This is the most compelling criticism of the Meiers nomination to date. She will probably have to recuse herself from deciding any case involving national security issues on which she advised President Bush, like the question of whether the Geneva Convention should apply to illegal combatants. Hence, a justice who would otherwise be vital to preventing the ACLU and others from sabotaging the WOT will be indefinitely sidelined.
Quite a horrific thought.
Maybe all we can hope is for:
Bush-Clinton-Bush-Bush
http://www.freerepublic.com/focus/f-news/1497734/posts
Previous thread
Is this true that Harry Reid suggested her?
Unfortunately, this might be the most conservative administration that we're going to have for awhile. That's a sobering thought.
What is doubly horrifying about this is the fact it is HER job to expose and explore any such conflicts with Supreme Court Justice nominees and the White House. This doesn't bolster the idea that she has a particularly nimble legal mind or she has a problem with ethics. Either one is tragic.
I'm amazed at how the paper conservatives are reacting to a Supreme Court nominee. All of them look like they are on the verge of tears. Miers is very much like O'Conner. That breaks the heart of the paper conservatives because,like the lefties, they want some Founding Daddy wannabe to shield them from the unwashed masses.

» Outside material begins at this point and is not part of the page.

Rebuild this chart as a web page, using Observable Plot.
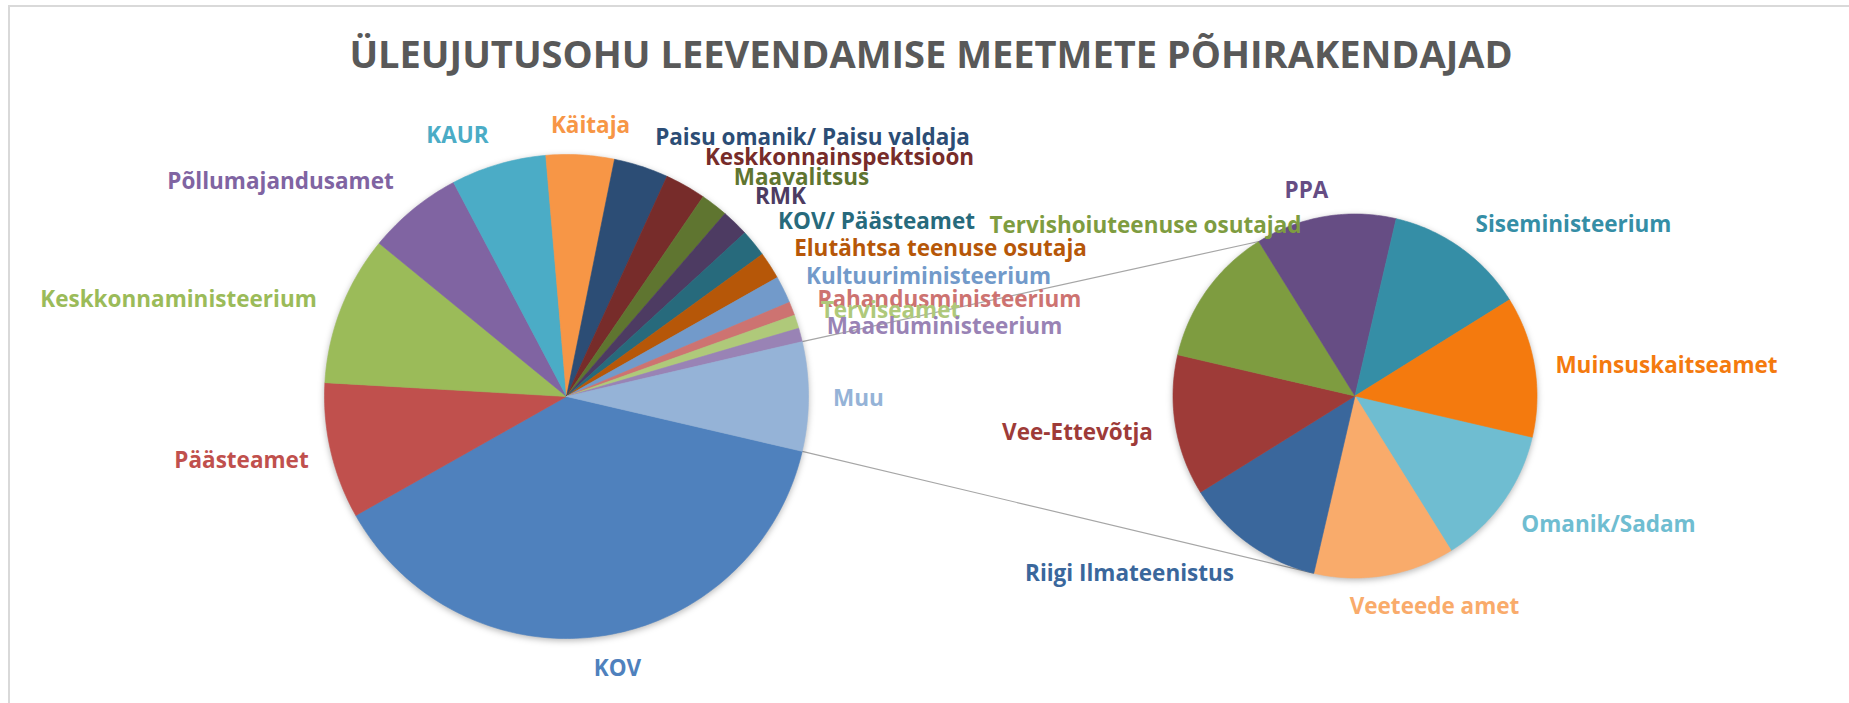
<!DOCTYPE html>
<html>
<head>
<meta charset="utf-8">
<script src="https://cdn.jsdelivr.net/npm/d3@7"></script>
<script src="https://cdn.jsdelivr.net/npm/@observablehq/plot@0.6"></script>
<style>
  body { margin: 0; background: #ffffff; }
  #wrap { position: relative; width: 1849px; height: 703px; overflow: hidden; font-family: "Open Sans", sans-serif; background: #fff; }
  #frame { position: absolute; left: 8px; top: 5px; right: -4px; bottom: -4px; border-top: 2px solid #d9d9d9; border-left: 2px solid #d9d9d9; pointer-events: none; }
  #title { position: absolute; left: 0; width: 1862px; top: 34px; text-align: center; font-family: "Open Sans", sans-serif; font-weight: 700; font-size: 38px; line-height: 38px; color: #595959; white-space: nowrap; }
  #chart { position: absolute; left: 0; top: 0; }
</style>
</head>
<body>
<div id="wrap">
  <div id="frame"></div>
  <div id="chart"></div>
  <div id="title"></div>
</div>
<script>
// ---------- DATA ----------
const chartTitle = "ÜLEUJUTUSOHU LEEVENDAMISE MEETMETE PÕHIRAKENDAJAD";

const mainNames = [
  "KOV", "Päästeamet", "Keskkonnaministeerium", "Põllumajandusamet", "KAUR",
  "Käitaja", "Paisu omanik/ Paisu valdaja", "Keskkonnainspektsioon", "Maavalitsus",
  "RMK", "KOV/ Päästeamet", "Elutähtsa teenuse osutaja", "Kultuuriministeerium",
  "Rahandusministeerium", "Terviseamet", "Maaeluministeerium"
];
const mainValues = [42, 10, 11, 7, 7, 5, 4, 3, 2, 2, 2, 2, 2, 1, 1, 1];

const otherName = "Muu";

const secondNames = [
  "Omanik/Sadam", "Veeteede amet", "Riigi Ilmateenistus", "Vee-Ettevõtja",
  "Tervishoiuteenuse osutajad", "PPA", "Siseministeerium", "Muinsuskaitseamet"
];
const secondValues = [1, 1, 1, 1, 1, 1, 1, 1];

// ---------- STYLE / LAYOUT ----------
const mainColors = [
  "#4F81BD", "#C0504D", "#9BBB59", "#8064A2", "#4BACC6", "#F79646",
  "#2C4D75", "#772C2A", "#5F7530", "#4D3B62", "#276A7C", "#B65708",
  "#729ACA", "#CD7371", "#AFC97A", "#9983B5"
];
const otherColor = "#95B3D7";
const secondColors = ["#6FBDD1", "#F9AB6B", "#3A679C", "#9E3B38", "#7E9C40", "#664D84", "#358EA6", "#F47A0E"];

const W = 1849, H = 703;
const mainPie = {cx: 566, cy: 396, r: 242};
const secondPie = {cx: 1354.5, cy: 395.5, r: 182};
// connector targets: boundary index on the secondary pie
const connectTop = 5, connectBottom = 2;

// label anchor positions (centre x, baseline y)
const labelLayout = {
  "KOV": [617, 675],
  "Päästeamet": [241, 467],
  "Keskkonnaministeerium": [178, 306],
  "Põllumajandusamet": [280, 188],
  "KAUR": [457, 142],
  "Käitaja": [590, 132],
  "Paisu omanik/ Paisu valdaja": [812, 144],
  "Keskkonnainspektsioon": [839, 164],
  "Maavalitsus": [801, 184],
  "RMK": [780, 203],
  "KOV/ Päästeamet": [876, 228],
  "Elutähtsa teenuse osutaja": [940, 255],
  "Kultuuriministeerium": [928, 283],
  "Rahandusministeerium": [949, 306],
  "Terviseamet": [890, 317],
  "Maaeluministeerium": [944, 333],
  "Muu": [858, 405],
  "Tervishoiuteenuse osutajad": [1145, 232],
  "PPA": [1306, 197],
  "Siseministeerium": [1573, 231],
  "Muinsuskaitseamet": [1666, 372],
  "Omanik/Sadam": [1608, 531],
  "Veeteede amet": [1434, 613],
  "Riigi Ilmateenistus": [1129, 580],
  "Vee-Ettevõtja": [1077, 439]
};

// ---------- GEOMETRY ----------
const otherValue = d3.sum(secondValues);
const mainAllNames = [...mainNames, otherName];
const mainAllValues = [...mainValues, otherValue];
const mainTotal = d3.sum(mainAllValues);
const otherHalf = otherValue / mainTotal * 180;
const startAngle = 90 + otherHalf;   // "Muu" centred at 3 o'clock

function polar(p, deg) {
  const a = deg * Math.PI / 180;
  return [p.cx + p.r * Math.sin(a), p.cy - p.r * Math.cos(a)];
}

function slicePoints(names, values, pie, start) {
  const total = d3.sum(values);
  const pts = [];
  let a0 = start;
  names.forEach((name, i) => {
    const span = values[i] / total * 360;
    const steps = Math.max(2, Math.ceil(span));
    pts.push({name, x: pie.cx, y: pie.cy});
    for (let k = 0; k <= steps; k++) {
      const [x, y] = polar(pie, a0 + span * k / steps);
      pts.push({name, x, y});
    }
    pts.push({name, x: pie.cx, y: pie.cy});
    a0 += span;
  });
  return pts;
}

const mainPts = slicePoints(mainAllNames, mainAllValues, mainPie, startAngle);
const secondPts = slicePoints(secondNames, secondValues, secondPie, startAngle);

const secondTotal = d3.sum(secondValues);
const cumSecond = d3.cumsum(secondValues);
const [m1x, m1y] = polar(mainPie, 90 - otherHalf);
const [m2x, m2y] = polar(mainPie, 90 + otherHalf);
const [s1x, s1y] = polar(secondPie, startAngle + cumSecond[connectTop - 1] / secondTotal * 360);
const [s2x, s2y] = polar(secondPie, startAngle + cumSecond[connectBottom - 1] / secondTotal * 360);
const connectors = [
  {x1: m1x, y1: m1y, x2: s1x, y2: s1y},
  {x1: m2x, y1: m2y, x2: s2x, y2: s2y}
];

const allNames = [...mainAllNames, ...secondNames];
const allColors = [...mainColors, otherColor, ...secondColors];
const labels = allNames.map(name => ({name, x: labelLayout[name][0], y: labelLayout[name][1]}));

// ---------- PLOT ----------
const svg = Plot.plot({
  width: W,
  height: H,
  margin: 0,
  x: {domain: [0, W], range: [0, W], axis: null},
  y: {domain: [0, H], range: [0, H], axis: null},
  color: {domain: allNames, range: allColors},
  style: {background: "transparent", fontFamily: "Open Sans, sans-serif", overflow: "visible"},
  marks: [
    Plot.link(connectors, {x1: "x1", y1: "y1", x2: "x2", y2: "y2", stroke: "#A6A6A6", strokeWidth: 1.2}),
    Plot.line(mainPts, {x: "x", y: "y", z: "name", fill: "name", stroke: "name", strokeWidth: 0.6, curve: "linear"}),
    Plot.line(secondPts, {x: "x", y: "y", z: "name", fill: "name", stroke: "name", strokeWidth: 0.6, curve: "linear"}),
    Plot.text(labels, {
      x: "x", y: "y", text: "name", fill: "name",
      textAnchor: "middle", lineAnchor: "bottom",
      fontSize: 22.5, fontWeight: 700, fontFamily: "Open Sans"
    })
  ]
});

svg.querySelectorAll('g[aria-label="line"]').forEach(g => {
  g.style.filter = "drop-shadow(0px 2px 3px rgba(0,0,0,0.28))";
});

document.getElementById("chart").appendChild(svg);
document.getElementById("title").textContent = chartTitle;
</script>
</body>
</html>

Tom Wolfe just wrote a great novel- "I am Charlotte Simmons." You could call this Supreme Court saga- "I am Harriet Miers." Dallas City Council? Eeooowwww... get her sexiled from the Supreme Court!
I've commented negatively on the Meirs nomination mostly because of her age and also because I really wanted the fight but ... The notion that few know here is not necessarily bad. No one knows me. I didn't go to an Ivy and I'm not even a lawyer, but except for the very left of my friends few who know me would be upset if I were nominated. I really think that we need non-lawyers on the Court. The Constitution is really a much simpler document than the pointy-headed-intellectuals would have one believe. Their belief that all these issues are too complicated for the unwashed is one of the most important problems we have with the Court. If issues were really decided upon the law almost all decisions would be 9-0 or 8-1. They're not. Krauthamer and Coulter are just wrong. I can read briefs, read the law, and take the advice of clerks who are lawyers. That's enough. The rest has much more to do with whether one can put his/her personal beliefs aside.
ML/NJ
Forgive my ignorance
Can you explain this a little more? Does the constitution say she must recuse herself? Does some law say she must recuse herself?
Who's going to make her recuse herself?
This, say her advocates: We are now at war and therefore the great issue of our time is the Article II powers of the president to wage war. For four years, Miers has been immersed in war-and-peace decisions and therefore will have a deep familiarity with the tough constitutional issues regarding detention, prisoner treatment and war powers.
Perhaps. We have no idea what her role in these decisions was. But to the extent that there was any role, it becomes a liability. For years -- crucial years in the war on terror -- she will have to recuse herself from judging the constitutionality of these decisions because she will have been a party to having made them in the first place. The Supreme Court will be left with an absent chair on precisely the laws-of-war issues on which she is supposed to bring so much.
This is actually a fairly straightforward issue. If they are illegal combatants, they are not protected. If you are at all familiar with the Geneva Conventions, the media and the ACLU would not be able to confuse you.